The “full forecast” is better than either the polls or the fundamentals-only!

“I would very much regret having miscalculated, since the result of that miscalculation would be dire indeed. But I do feel, right now, that the decision I’m making is the best for the country. And that’s what’s most important–not my personal ambitions.”

Multiple possible options. The kind of answer would include disappointment that the country chose a vision for our future that is beneath us; and disappointment that we as a team were unable to make those starkly different visions clear enough.

I did my best and that’s all that matters? That’s the right answer for a grade school baseball player; not for the future of our country and world.

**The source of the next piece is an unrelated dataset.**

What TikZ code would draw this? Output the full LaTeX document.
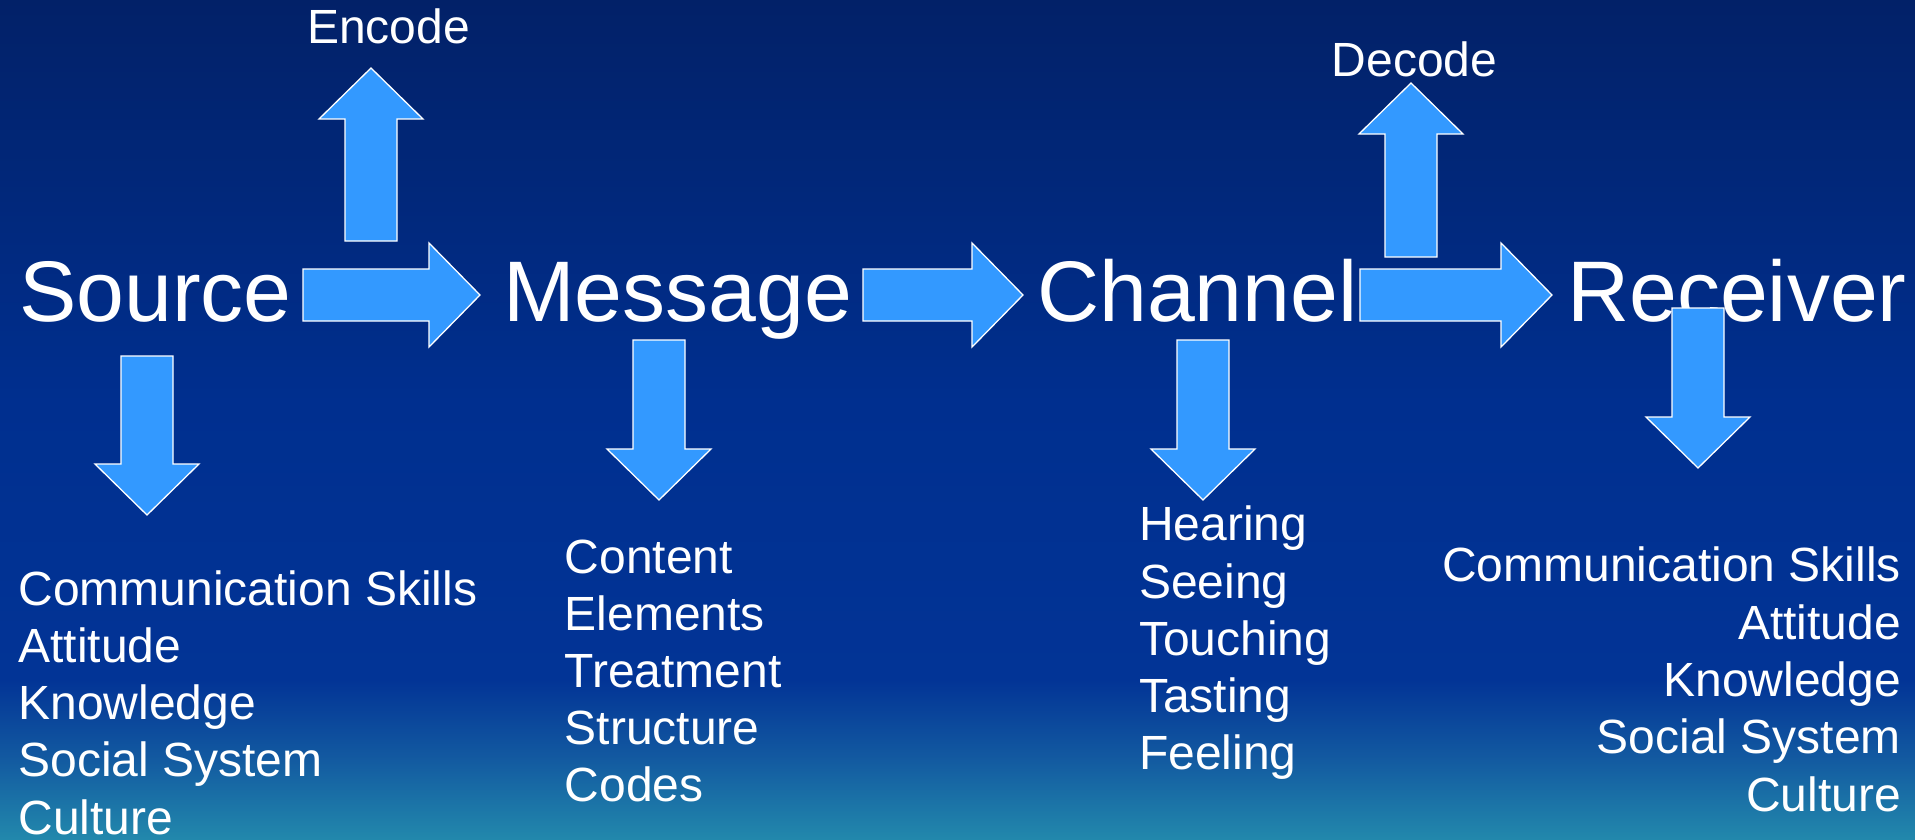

…for real? You expect the person running for office to say “well, maybe I’m not the best man for the job, I guess you’ll have to roll the dice and find out”? You DO realize he is running for office, right?

Biden’s contention - the contention of anyone running for candidacy as president - is, and should be, that he is the best person for the job of beating his opponent. In any question he answers, that is going to be assumed - it would be monumentally stupid for him to answer any question in any other way - and if he was the best candidate, and he lost anyways, the correct answer is to respect the democratic process.

Bullshit. I’ve seen a ton of people and outlets make this claim (I was driving with my wife yesterday and we listened to Vox’s Today Explained make that point, and I paused the podcast to rant about what bullshit nonsense that was) and it is incredibly weak. If people weren’t desperate to build this “Joe Biden of all fucking people is a megalomaniac” narrative that they grasped at any possible straw, we would never be having this kind of converstion about that nothingburger turn of phrase. Give me a break.

Interesting how in 2017 it was incredibly unethical to speculate about the president’s mental state, but now we are all freely writing endless narratives about Joe Biden’s supposed delusions.

Or, he knew that he was the best candidate to take on Trump, and moving on from a stumble with as much decorum as possible is the only possible way for him to have recovered.